▶ _Goal_
Write the material out again exactly.

▶ _Given data_
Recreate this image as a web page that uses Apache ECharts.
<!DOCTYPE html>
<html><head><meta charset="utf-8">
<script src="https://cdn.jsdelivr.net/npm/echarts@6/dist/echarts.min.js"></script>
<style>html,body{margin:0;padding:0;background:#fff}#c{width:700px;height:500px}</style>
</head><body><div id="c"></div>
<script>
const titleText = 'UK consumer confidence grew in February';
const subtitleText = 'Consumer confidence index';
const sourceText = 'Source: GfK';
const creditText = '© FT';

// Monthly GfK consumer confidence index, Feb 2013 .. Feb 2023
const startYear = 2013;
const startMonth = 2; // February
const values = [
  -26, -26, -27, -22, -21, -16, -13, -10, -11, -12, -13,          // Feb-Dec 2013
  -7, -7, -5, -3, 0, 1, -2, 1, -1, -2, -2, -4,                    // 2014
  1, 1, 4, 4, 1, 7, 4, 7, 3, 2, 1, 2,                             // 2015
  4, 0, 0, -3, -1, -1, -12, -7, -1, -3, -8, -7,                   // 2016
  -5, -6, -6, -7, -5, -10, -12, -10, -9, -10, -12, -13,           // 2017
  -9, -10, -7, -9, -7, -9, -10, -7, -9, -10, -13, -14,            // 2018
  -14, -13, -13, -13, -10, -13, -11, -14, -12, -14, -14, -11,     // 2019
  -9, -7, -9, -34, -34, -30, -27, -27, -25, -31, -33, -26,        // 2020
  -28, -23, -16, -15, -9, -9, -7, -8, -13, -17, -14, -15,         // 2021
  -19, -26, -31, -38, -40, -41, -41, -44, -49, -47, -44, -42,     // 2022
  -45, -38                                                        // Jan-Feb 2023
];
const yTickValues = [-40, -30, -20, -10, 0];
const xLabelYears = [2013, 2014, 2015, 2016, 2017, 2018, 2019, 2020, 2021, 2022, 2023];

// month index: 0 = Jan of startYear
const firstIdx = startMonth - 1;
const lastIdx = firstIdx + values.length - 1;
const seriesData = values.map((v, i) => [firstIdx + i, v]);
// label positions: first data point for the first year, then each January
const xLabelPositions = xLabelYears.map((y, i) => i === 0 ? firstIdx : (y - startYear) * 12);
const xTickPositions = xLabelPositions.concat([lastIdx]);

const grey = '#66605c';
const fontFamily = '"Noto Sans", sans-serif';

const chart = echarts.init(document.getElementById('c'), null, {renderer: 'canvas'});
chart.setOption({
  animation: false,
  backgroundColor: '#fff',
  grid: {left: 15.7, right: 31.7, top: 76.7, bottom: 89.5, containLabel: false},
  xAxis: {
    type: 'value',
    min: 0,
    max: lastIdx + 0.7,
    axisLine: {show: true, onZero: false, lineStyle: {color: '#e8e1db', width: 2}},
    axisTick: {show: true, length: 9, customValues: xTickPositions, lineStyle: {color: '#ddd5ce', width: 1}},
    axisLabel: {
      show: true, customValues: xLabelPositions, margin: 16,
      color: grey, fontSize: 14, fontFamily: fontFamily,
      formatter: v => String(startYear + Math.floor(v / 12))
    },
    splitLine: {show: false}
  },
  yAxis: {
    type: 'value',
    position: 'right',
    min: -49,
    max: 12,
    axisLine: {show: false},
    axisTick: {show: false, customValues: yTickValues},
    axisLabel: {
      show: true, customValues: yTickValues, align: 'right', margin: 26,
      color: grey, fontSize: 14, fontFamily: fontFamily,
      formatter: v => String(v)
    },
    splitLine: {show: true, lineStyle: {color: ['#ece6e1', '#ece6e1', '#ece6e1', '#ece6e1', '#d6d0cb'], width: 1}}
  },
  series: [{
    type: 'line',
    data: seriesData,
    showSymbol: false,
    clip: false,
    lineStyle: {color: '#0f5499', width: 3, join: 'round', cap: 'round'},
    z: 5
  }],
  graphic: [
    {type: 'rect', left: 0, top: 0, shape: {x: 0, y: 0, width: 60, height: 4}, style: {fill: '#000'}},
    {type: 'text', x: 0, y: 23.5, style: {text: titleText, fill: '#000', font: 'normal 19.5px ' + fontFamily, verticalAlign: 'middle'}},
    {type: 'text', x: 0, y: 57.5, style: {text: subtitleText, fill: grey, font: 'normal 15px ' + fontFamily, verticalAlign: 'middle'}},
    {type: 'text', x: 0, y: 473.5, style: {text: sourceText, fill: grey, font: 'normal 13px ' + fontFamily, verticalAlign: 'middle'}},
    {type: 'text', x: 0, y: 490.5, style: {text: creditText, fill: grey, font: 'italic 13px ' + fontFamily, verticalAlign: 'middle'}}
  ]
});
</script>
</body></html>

▶ _In response_
Recreate this image as a web page that uses Apache ECharts.
<!DOCTYPE html>
<html><head><meta charset="utf-8">
<script src="https://cdn.jsdelivr.net/npm/echarts@6/dist/echarts.min.js"></script>
<style>html,body{margin:0;padding:0;background:#fff}#c{width:700px;height:500px}</style>
</head><body><div id="c"></div>
<script>
const titleText = 'UK consumer confidence grew in February';
const subtitleText = 'Consumer confidence index';
const sourceText = 'Source: GfK';
const creditText = '© FT';

// Monthly GfK consumer confidence index, Feb 2013 .. Feb 2023
const startYear = 2013;
const startMonth = 2; // February
const values = [
  -26, -26, -27, -22, -21, -16, -13, -10, -11, -12, -13,          // Feb-Dec 2013
  -7, -7, -5, -3, 0, 1, -2, 1, -1, -2, -2, -4,                    // 2014
  1, 1, 4, 4, 1, 7, 4, 7, 3, 2, 1, 2,                             // 2015
  4, 0, 0, -3, -1, -1, -12, -7, -1, -3, -8, -7,                   // 2016
  -5, -6, -6, -7, -5, -10, -12, -10, -9, -10, -12, -13,           // 2017
  -9, -10, -7, -9, -7, -9, -10, -7, -9, -10, -13, -14,            // 2018
  -14, -13, -13, -13, -10, -13, -11, -14, -12, -14, -14, -11,     // 2019
  -9, -7, -9, -34, -34, -30, -27, -27, -25, -31, -33, -26,        // 2020
  -28, -23, -16, -15, -9, -9, -7, -8, -13, -17, -14, -15,         // 2021
  -19, -26, -31, -38, -40, -41, -41, -44, -49, -47, -44, -42,     // 2022
  -45, -38                                                        // Jan-Feb 2023
];
const yTickValues = [-40, -30, -20, -10, 0];
const xLabelYears = [2013, 2014, 2015, 2016, 2017, 2018, 2019, 2020, 2021, 2022, 2023];

// month index: 0 = Jan of startYear
const firstIdx = startMonth - 1;
const lastIdx = firstIdx + values.length - 1;
const seriesData = values.map((v, i) => [firstIdx + i, v]);
// label positions: first data point for the first year, then each January
const xLabelPositions = xLabelYears.map((y, i) => i === 0 ? firstIdx : (y - startYear) * 12);
const xTickPositions = xLabelPositions.concat([lastIdx]);

const grey = '#66605c';
const fontFamily = '"Noto Sans", sans-serif';

const chart = echarts.init(document.getElementById('c'), null, {renderer: 'canvas'});
chart.setOption({
  animation: false,
  backgroundColor: '#fff',
  grid: {left: 15.7, right: 31.7, top: 76.7, bottom: 89.5, containLabel: false},
  xAxis: {
    type: 'value',
    min: 0,
    max: lastIdx + 0.7,
    axisLine: {show: true, onZero: false, lineStyle: {color: '#e8e1db', width: 2}},
    axisTick: {show: true, length: 9, customValues: xTickPositions, lineStyle: {color: '#ddd5ce', width: 1}},
    axisLabel: {
      show: true, customValues: xLabelPositions, margin: 16,
      color: grey, fontSize: 14, fontFamily: fontFamily,
      formatter: v => String(startYear + Math.floor(v / 12))
    },
    splitLine: {show: false}
  },
  yAxis: {
    type: 'value',
    position: 'right',
    min: -49,
    max: 12,
    axisLine: {show: false},
    axisTick: {show: false, customValues: yTickValues},
    axisLabel: {
      show: true, customValues: yTickValues, align: 'right', margin: 26,
      color: grey, fontSize: 14, fontFamily: fontFamily,
      formatter: v => String(v)
    },
    splitLine: {show: true, lineStyle: {color: ['#ece6e1', '#ece6e1', '#ece6e1', '#ece6e1', '#d6d0cb'], width: 1}}
  },
  series: [{
    type: 'line',
    data: seriesData,
    showSymbol: false,
    clip: false,
    lineStyle: {color: '#0f5499', width: 3, join: 'round', cap: 'round'},
    z: 5
  }],
  graphic: [
    {type: 'rect', left: 0, top: 0, shape: {x: 0, y: 0, width: 60, height: 4}, style: {fill: '#000'}},
    {type: 'text', x: 0, y: 23.5, style: {text: titleText, fill: '#000', font: 'normal 19.5px ' + fontFamily, verticalAlign: 'middle'}},
    {type: 'text', x: 0, y: 57.5, style: {text: subtitleText, fill: grey, font: 'normal 15px ' + fontFamily, verticalAlign: 'middle'}},
    {type: 'text', x: 0, y: 473.5, style: {text: sourceText, fill: grey, font: 'normal 13px ' + fontFamily, verticalAlign: 'middle'}},
    {type: 'text', x: 0, y: 490.5, style: {text: creditText, fill: grey, font: 'italic 13px ' + fontFamily, verticalAlign: 'middle'}}
  ]
});
</script>
</body></html>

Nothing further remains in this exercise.